That's not to say that there's no difference between the two parties -- because there is. That's not to say that the country would be better off if John McCain loses; it most certainly wouldn't be. That's not to say that the Republican Party isn't more conservative than the Democratic Party; without question, it is.
That being said, does the Republican Party adequately represent conservative interests? No. Do George Bush and John McCain's values and beliefs match up well with those of the average conservative in the Party? No, they do not. Does the machinery of the Republican Party -- the RNC, the NRCC, NSCC -- treat conservatives fairly and do a good job of representing conservative interests? Not at all.
In other words, to many conservatives, the Republican Party has ceased to be an organization that serves their interests and has become merely an allied organization that shares many, but not all, of the same critical goals.
That may seem like a small distinction, but it's an important one. Conservatives will stay up late volunteering for a campaign, give until it hurts, and crawl over broken glass to put candidates in Washington who're "on their side."
However, it's a totally different ball game when we're talking about mere allies.

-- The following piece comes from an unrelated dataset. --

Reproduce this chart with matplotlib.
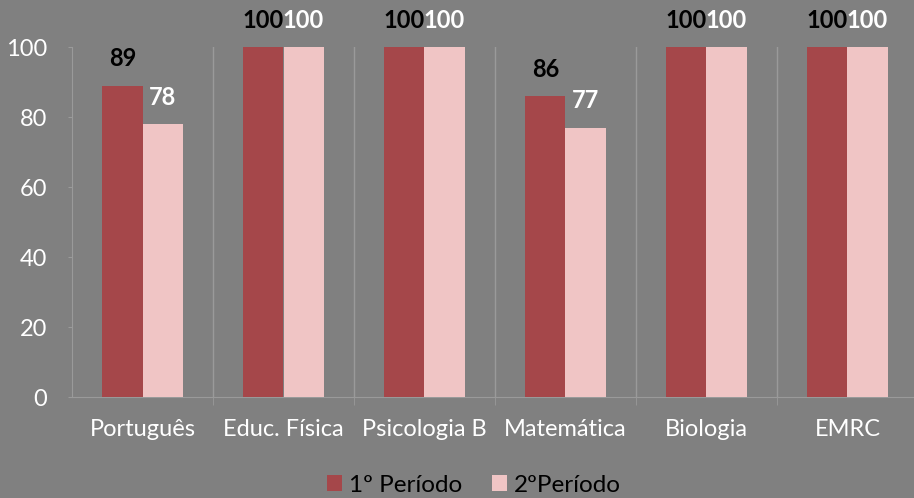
import matplotlib.pyplot as plt
import numpy as np

plt.rcParams['font.family'] = ['Lato', 'DejaVu Sans']

# disciplinas e percentagens por período
disciplinas = ['Português', 'Educ. Física', 'Psicologia B', 'Matemática', 'Biologia', 'EMRC']
periodo1 = [89, 100, 100, 86, 100, 100]
periodo2 = [78, 100, 100, 77, 100, 100]

cor1 = '#A5474A'
cor2 = '#F0C5C5'
fundo = '#808080'
linha = '#9A9A9A'

fig = plt.figure(figsize=(9.14, 4.98), dpi=100, facecolor=fundo)
ax = fig.add_axes([72 / 914, 101 / 498, 846 / 914, 350 / 498])
ax.set_facecolor(fundo)

x = np.arange(len(disciplinas))
w = 0.284
b1 = ax.bar(x - w / 2, periodo1, w, color=cor1, label='1º Período', zorder=3)
b2 = ax.bar(x + w / 2, periodo2, w, color=cor2, label='2ºPeríodo', zorder=3)

# rótulos de valores
for rect, v in zip(b1, periodo1):
    ax.text(rect.get_x() + rect.get_width() / 2, v + 7.7, str(v), ha='center', va='center',
            fontsize=17, fontweight='bold', color='black')
for rect, v in zip(b2, periodo2):
    ax.text(rect.get_x() + rect.get_width() / 2, v + 7.7, str(v), ha='center', va='center',
            fontsize=17, fontweight='bold', color='white')

ax.set_xlim(-0.5, len(disciplinas) - 0.5)
ax.set_ylim(0, 100)
ax.set_yticks(range(0, 101, 20))
ax.set_xticks(x)
ax.set_xticklabels(disciplinas)
ax.set_xticks(x[:-1] + 0.5, minor=True)

ax.tick_params(axis='y', colors=linha, labelcolor='white', labelsize=17, length=3, pad=15)
ax.tick_params(axis='x', which='major', length=0, labelcolor='white', labelsize=17, pad=16)
ax.tick_params(axis='x', which='minor', colors=linha, length=6)
ax.grid(axis='x', which='minor', color=linha, linewidth=1, zorder=0)

for s in ['top', 'right']:
    ax.spines[s].set_visible(False)
for s in ['left', 'bottom']:
    ax.spines[s].set_color(linha)

leg = fig.legend(loc='center', bbox_to_anchor=(474 / 914, 13 / 498), ncol=2, frameon=False,
                 fontsize=17.5, handlelength=0.62, handleheight=0.62, handletextpad=0.28,
                 columnspacing=1.2, borderpad=0)
for t in leg.get_texts():
    t.set_color('black')

fig.savefig('out.png', dpi=100, facecolor=fundo)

Why give money and spend precious time volunteering on the campaigns of people who are going to turn right around and cut you off at the knees on spending and illegal immigration once they get to DC?
In other words, the attitude towards the GOP has become, "He may be a son-of-a-b*tch, but he's my son-of-a-b*tch." That's what today's Republican Party is to most conservatives: our sons-of-b*tches.
........Which brings us, as conversations of this sort usually do, back to Reagan. Why did conservatives love Reagan? Certainly, he was a great President, but he departed from the conservative orthodoxy on more than a few occasions. Reagan signed an abortion bill when he was governor of California, the debt exploded under his watch, he raised taxes, he signed an amnesty bill, and Iran-Contra was certainly a big scandal. Yet conservatives, who were just as serious about their principles back then as they are today, supported him ferociously when he was in office and revere the man's memory.
Simple: because there was never the slightest doubt in the minds of conservatives that Ronald Reagan shared their values and was doing everything within his power to use conservative principles to make our country a better place. So, when Reagan did something that conservatives disagreed with, they figured he was just doing what he had to do for the sake of politics and didn't hold it against him.
Republicans today don't have that luxury because the assumptions that conservatives made about Reagan have been reversed. If a Republican does something that pleases conservatives, they often assume that it is being done for political purposes while deviations from the conservative norm represent what Republicans really want to do.
Until the Republicans can repair that breach of faith and convince conservatives that the GOP has the same goals as conservatives do on issues like spending, the size of government, and illegal immigration, the Party may win some battles, but it's going to slowly, but surely lose the war for the future of our country.